An imaginary hotel, used as a metaphor for the natural numbers in order to demonstrate some features of infinite sets.

The hotel has an infinite number of rooms. Let's say for simplicity they're numbered Room #0, Room #1, Room #2, and so on, *all the way up*. It's important to remember that there is *no* last room. So we start learning about how you can do things with infinite sets you can't do with finite sets. The standard first example:

The hotel is *full* one day. There are *no* rooms that are free. Every single room is occupied, and someone comes in asking for a room. Can this be done? Sure: announce over the PA system that everyone has to pack up and move one more room down the line. So the occupant of Room #n goes to Room #n+1, all the way down. They can do all this in parallel (neglecting the time it would take for the information to travel all the way down), so in a finite (and possibly short) time, Room #0 is free, and the newcomer can move into it. Why couldn't he just have gone to the free room in the first place? Because there *wasn't* any! Where did it come from then? Well, there was always another room for each person to move into... It's hard to see because you can't do this with finite sets. Obviously we can handle any *finite* number of new guests this way: everyone just shift down *n* rooms.

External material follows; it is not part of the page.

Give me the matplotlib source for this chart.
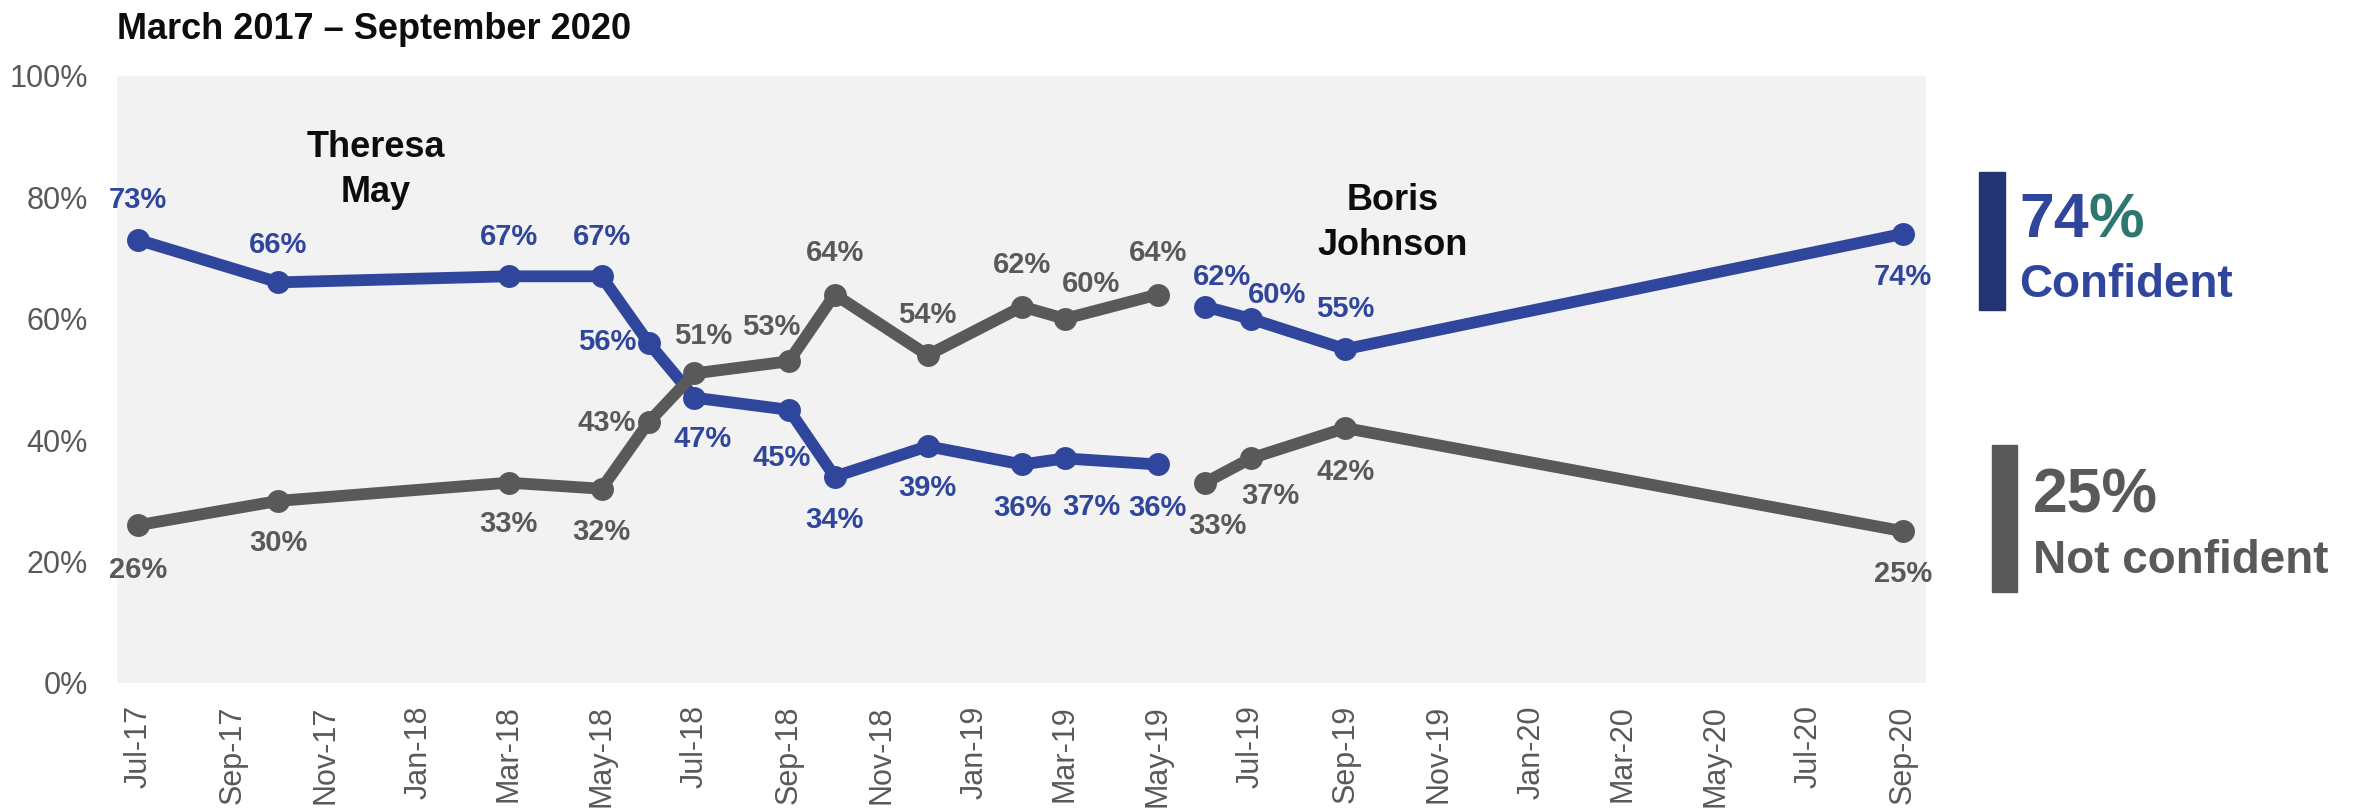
import pandas as pd
import matplotlib
matplotlib.use("Agg")
import matplotlib.pyplot as plt
import matplotlib.dates as mdates
from matplotlib.patches import Rectangle

plt.rcParams['font.family'] = ['Liberation Sans', 'DejaVu Sans']

# ==========================================
# data
# ==========================================
survey_months = ['2017-07', '2017-10', '2018-03', '2018-05', '2018-06', '2018-07',
                 '2018-09', '2018-10', '2018-12', '2019-02', '2019-03', '2019-05',
                 '2019-06', '2019-07', '2019-09', '2020-09']
confident = [73, 66, 67, 67, 56, 47, 45, 34, 39, 36, 37, 36, 62, 60, 55, 74]
not_confident = [26, 30, 33, 32, 43, 51, 53, 64, 54, 62, 60, 64, 33, 37, 42, 25]
prime_minister = ['May'] * 12 + ['Johnson'] * 4

title = 'March 2017 \u2013 September 2020'
pm_names = {'May': 'Theresa\nMay', 'Johnson': 'Boris\nJohnson'}

# label nudges in points (layout only)
conf_offsets = [(0, 29), (0, 27), (0, 28), (0, 28), (-30, 1), (6, -30), (-5, -35), (0, -31),
                (0, -30), (0, -31), (19, -35), (0, -31), (12, 21), (19, 17), (0, 29), (0, -31)]
not_offsets = [(0, -32), (0, -30), (0, -30), (0, -31), (-30, -1), (6, 27), (-13, 25), (0, 30),
               (0, 29), (0, 30), (19, 25), (0, 30), (9, -31), (14, -27), (0, -32), (0, -31)]

BLUE = '#30469C'
GREY = '#595959'
NAVY = '#243372'
TEAL = '#2E7670'

df = pd.DataFrame({'date': pd.to_datetime(survey_months), 'conf': confident,
                   'notconf': not_confident, 'pm': prime_minister})

fig = plt.figure(figsize=(23.66, 8.10), dpi=100)
ax = fig.add_axes([0.0494, 0.1568, 0.7646, 0.7494])
ax.set_facecolor('#F2F2F2')
for s in ax.spines.values():
    s.set_visible(False)

# one line segment per prime minister, gap in between
for col, color in [('conf', BLUE), ('notconf', GREY)]:
    for name in ['May', 'Johnson']:
        part = df[df.pm == name]
        ax.plot(part.date, part[col], color=color, lw=8.5, marker='o', ms=16.5,
                mew=0, solid_capstyle='round', zorder=3)

for col, color, offs in [('conf', BLUE, conf_offsets), ('notconf', GREY, not_offsets)]:
    for (d, v), off in zip(zip(df.date, df[col]), offs):
        ax.annotate(f'{v}%', (d, v), xytext=off, textcoords='offset points',
                    ha='center', va='center', color=color, fontsize=21,
                    fontweight='bold', zorder=5)

ax.set_ylim(0, 100)
ax.set_yticks(range(0, 101, 20))
ax.set_yticklabels([f'{t}%' for t in range(0, 101, 20)])
ax.set_xlim(pd.Timestamp('2017-06-17'), pd.Timestamp('2020-09-16'))
ax.xaxis.set_major_locator(mdates.MonthLocator(bymonth=[1, 3, 5, 7, 9, 11]))
ax.xaxis.set_major_formatter(mdates.DateFormatter('%b-%y'))
ax.tick_params(axis='x', length=0, pad=16, labelsize=22, labelcolor=GREY, labelrotation=90)
ax.tick_params(axis='y', length=0, pad=21, labelsize=22, labelcolor=GREY)

# prime minister names
ax.text(0.143, 0.845, pm_names['May'], transform=ax.transAxes, ha='center', va='center',
        fontsize=26, fontweight='bold', color='#0D0D0D', linespacing=1.38)
ax.text(0.705, 0.758, pm_names['Johnson'], transform=ax.transAxes, ha='center', va='center',
        fontsize=26, fontweight='bold', color='#0D0D0D', linespacing=1.38)

fig.text(0.0494, 0.952, title, fontsize=26, fontweight='bold', color='#0D0D0D', va='baseline')

# latest values on the right
fig.patches.append(Rectangle((0.8364, 0.6173), 0.011, 0.1704, transform=fig.transFigure,
                             color=NAVY))
fig.patches.append(Rectangle((0.8419, 0.2691), 0.0106, 0.1815, transform=fig.transFigure,
                             color=GREY))
t74 = fig.text(0.8533, 0.7074, f'{confident[-1]}', fontsize=45, fontweight='bold',
               color=BLUE, va='baseline')
ax.annotate('%', xy=(1, 0), xycoords=t74, ha='left', va='bottom', fontsize=45,
            fontweight='bold', color=TEAL, annotation_clip=False)
fig.text(0.8533, 0.6333, 'Confident', fontsize=33, fontweight='bold', color=BLUE, va='baseline')
fig.text(0.8593, 0.3667, f'{not_confident[-1]}%', fontsize=45, fontweight='bold',
         color=GREY, va='baseline')
fig.text(0.8593, 0.2926, 'Not confident', fontsize=33, fontweight='bold', color=GREY,
         va='baseline')

fig.savefig('out.png', dpi=100)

OK, next example: the equally infinite hotel across the street closes down, and all infinitely many guests (it was full) troop into the lobby demanding rooms, and we're full up also. Can we swing this? Sure. Another announcement: everyone move to the room with the number twice the one you're in now. So Room #0 stays put, Room #1 moves to Room #2, Room #2 goes to Room #4, and Room #n goes to Room #2n. This moves all the current guests into the even-numbered rooms, leaving an infinite number of odd-numbered rooms for the new guests. No problem.

How about this? There are now an infinite number of these hotels, all full... and all but one close down. All the guests converge on the remaining one. Can we do this? Yep. I'm going to need a picture:

Hotels Rooms --> | V 0 0-> 1 2-> 3 ... | | | 1 0 <-1 2 3 ... | | | 2 0-> 1-> 2 3 ... | 3 0 <-1 <-2 <-3 ... ....................

Start at Hotel #0, Room #0, and follow the path shown. It keeps going, snaking around. Number the rooms as you go. The first one you get to goes into Room #0 of the remaining hotel, the next one in Room #1, then Room #2, and so on. You'll get to all the guests, and you'll never run out of rooms. We can do this.

Can we handle *anything*? No. Georg Cantor's diagonal argument proves that there are infinities too big to be counted (which is essentially what we're doing: associating each guest with a (room) number. That's *counting*). There's a version of it that works with the hotel, but it's less accessible than other versions. You've been warned; maybe you should stop reading here.

The guests decide that the manager of the hotel is far too smug and needs to be taken down a peg or two, by giving him a situation where he couldn't house everyone. And the math professor in Room #42 has an idea:

He organizes meetings among all the guests. *All* possible sets of guests of all sizes hold meetings. So there's a meeting of zero attendees (the nullset). Each guest holds a meeting of one person (himself). All pairs of guests meet. All triples. All sets of four. All sets of five. And so on, all the way up. Yes, there are infinitely many meetings; that's the point (in fact, the number of meetings is "more infinite" than the number of rooms, as we'll see). At each meeting, someone gets invited to stay at the hotel next New Year's. The invitee may or may not be a current guest, and may or may not be present at the meeting, but they all have to be distinct. The professor will record the invitee for the meeting of zero people, and all the invitees from the other meetings. If everyone invited shows up, the manager is hosed.

Why? Well, consider: each meeting is a meeting of some set of rooms (for simplicity we'll say the rooms are meeting, not the occupants), and elects an invitee. We can consider the invitee to be a room as well: assume the manager *can* house everyone at New Year's. Then the person invited at the meeting will have a room. So each meeting has some rooms in attendance and invites a room as well.

Some rooms may be present at the meeting which invites them (*i.e.*, that invites the person who will eventually be housed in that room). But some will not be. We know that for certain: *no* rooms were present at the nullset meeting, so the room that was invited there was not present at the meeting that invited it. Now consider all the rooms that weren't present at the meeting that invited them. That's a set of rooms, and all sets of rooms had a meeting, so somewhere along the line those rooms had a meeting and invited a room. Was that room present at that meeting? Either way you get a contradiction. If the room was present there, then this isn't really the meeting of just those rooms which were not present when they were invited, and we said we're considering just that meeting. If the room wasn't present there, then it wasn't present when it was invited... and thus should have been at the meeting of rooms that weren't present when they were invited! So the only thing to conclude is that the putative housing arrangements for next New Year's can't actually happen. No matter which one you use, the same argument applies to show it didn't work.

There are better ways of showing that paradox, but the Hotel metaphor is quite accessible for some other things, like the earlier parts of this writeup. I warned you the diagonalization part was hard to follow.